**Exercise prompt:**
Your output is the lines from the first one to the one containing "from matplotlib.ticker import MultipleLocator", repeated exactly, with images left out.
>> Begin Material provided
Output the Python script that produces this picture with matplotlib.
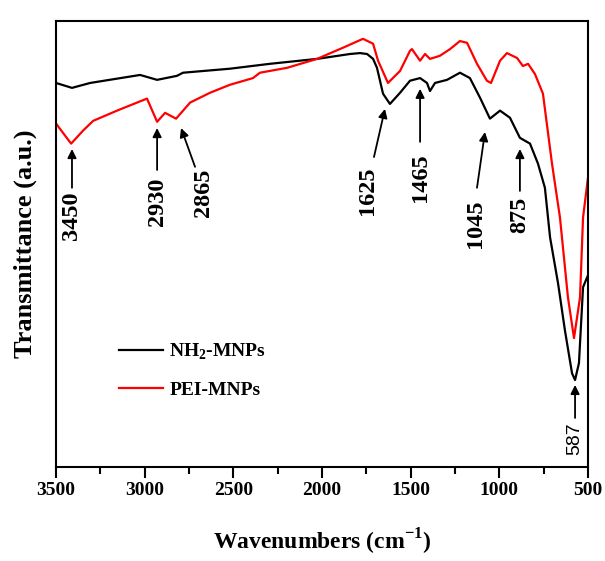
import matplotlib
matplotlib.use('Agg')
import matplotlib.pyplot as plt
from matplotlib.ticker import MultipleLocator

plt.rcParams['font.family'] = 'Liberation Serif'
plt.rcParams['font.weight'] = 'bold'
plt.rcParams['mathtext.fontset'] = 'custom'
plt.rcParams['mathtext.rm'] = 'Liberation Serif:bold'
plt.rcParams['mathtext.bf'] = 'Liberation Serif:bold'

# FTIR spectra (wavenumber in cm-1, transmittance in a.u.)
nh2_wn = [3500, 3410, 3308, 3026, 2930, 2818, 2784, 2519, 2293, 2028, 1842, 1786,
          1746, 1712, 1690, 1656, 1617, 1560, 1504, 1447, 1408, 1391, 1363, 1295,
          1222, 1166, 1109, 1053, 996, 940, 884, 827, 782, 743, 714, 669, 630,
          590, 573, 551, 528, 500]
nh2_t = [86.1, 85.0, 86.1, 87.9, 86.8, 87.7, 88.4, 89.3, 90.4, 91.5, 92.6, 92.8,
         92.6, 91.5, 89.5, 83.7, 81.4, 83.9, 86.6, 87.2, 86.1, 84.3, 86.1, 86.8,
         88.4, 87.2, 82.8, 78.1, 79.9, 78.3, 73.8, 72.5, 68.0, 62.6, 51.5, 41.2,
         30.6, 21.0, 19.5, 23.3, 40.3, 43.0]

pei_wn = [3500, 3415, 3348, 3291, 3156, 2987, 2930, 2885, 2823, 2744, 2632, 2519,
          2389, 2350, 2197, 2028, 1882, 1769, 1712, 1684, 1628, 1560, 1504, 1493,
          1447, 1419, 1391, 1335, 1278, 1222, 1182, 1126, 1070, 1047, 996, 957,
          900, 867, 838, 799, 754, 703, 658, 613, 579, 545, 528, 500]
pei_t = [77.0, 72.5, 75.4, 77.6, 79.9, 82.6, 77.4, 79.4, 78.1, 81.7, 83.9, 85.7,
         87.2, 88.4, 89.5, 91.5, 94.0, 96.0, 94.9, 91.1, 86.1, 88.8, 93.3, 93.7,
         91.1, 92.6, 91.5, 92.2, 93.7, 95.5, 95.1, 90.4, 86.6, 86.1, 91.1, 92.8,
         91.7, 89.9, 90.4, 88.1, 83.7, 68.0, 55.9, 38.0, 28.9, 38.0, 55.9, 64.9]

peak_labels = ['3450', '2930', '2865', '1625', '1465', '1045', '875', '587']

fig = plt.figure(figsize=(6.05, 5.61), dpi=100)
ax = fig.add_axes([0.0926, 0.1676, 0.8793, 0.795])

ax.plot(nh2_wn, nh2_t, color='black', lw=1.6, label='NH$_2$-MNPs')
ax.plot(pei_wn, pei_t, color='red', lw=1.6, label='PEI-MNPs')

# arrow head (x, y), arrow tail (x, y), text (x, top y)
ann = [
    ((3410, 71.3), (3410, 62.6), (3410, 61.7)),
    ((2930, 76.0), (2930, 66.6), (2930, 64.8)),
    ((2795, 76.0), (2716, 67.3), (2671, 67.0)),
    ((1645, 80.3), (1707, 69.5), (1746, 67.3)),
    ((1447, 84.8), (1447, 72.9), (1447, 70.4)),
    ((1081, 75.1), (1126, 62.6), (1132, 59.9)),
    ((884, 71.3), (884, 61.9), (884, 60.5)),
    ((573, 18.4), (573, 11.0), (573, 9.9)),
]
for lab, (head, tail, txt) in zip(peak_labels, ann):
    ax.annotate('', xy=head, xytext=tail,
                arrowprops=dict(arrowstyle='-|>', color='black', lw=1.3,
                                mutation_scale=13, shrinkA=0, shrinkB=0))
    if lab == '587':
        ax.text(txt[0], txt[1], lab, rotation=90, ha='center', va='top',
                fontsize=14, family='Liberation Sans', fontweight='normal')
    else:
        ax.text(txt[0], txt[1], lab, rotation=90, ha='center', va='top',
                fontsize=17.5, fontweight='bold')

ax.set_xlim(3500, 500)
ax.set_ylim(0, 100)
ax.xaxis.set_major_locator(MultipleLocator(500))
ax.xaxis.set_minor_locator(MultipleLocator(250))
ax.tick_params(axis='x', which='major', direction='out', length=8, width=1.5,
               labelsize=14, pad=3)
ax.tick_params(axis='x', which='minor', direction='out', length=5, width=1.5)
ax.set_yticks([])
for s in ax.spines.values():
    s.set_linewidth(1.5)

ax.set_xlabel('Wavenumbers (cm$^{-1}$)', fontsize=17, fontweight='bold', labelpad=20)
ax.set_ylabel('Transmittance (a.u.)', fontsize=19, fontweight='bold', labelpad=14)

ax.legend(loc='upper left', bbox_to_anchor=(0.085, 0.32), frameon=False,
          handlelength=2.3, handletextpad=0.3, labelspacing=1.0,
          prop={'weight': 'bold', 'size': 14})

fig.savefig('out.png', dpi=100)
>> End Material provided
**Solution for this task:**
Output the Python script that produces this picture with matplotlib.
import matplotlib
matplotlib.use('Agg')
import matplotlib.pyplot as plt
from matplotlib.ticker import MultipleLocator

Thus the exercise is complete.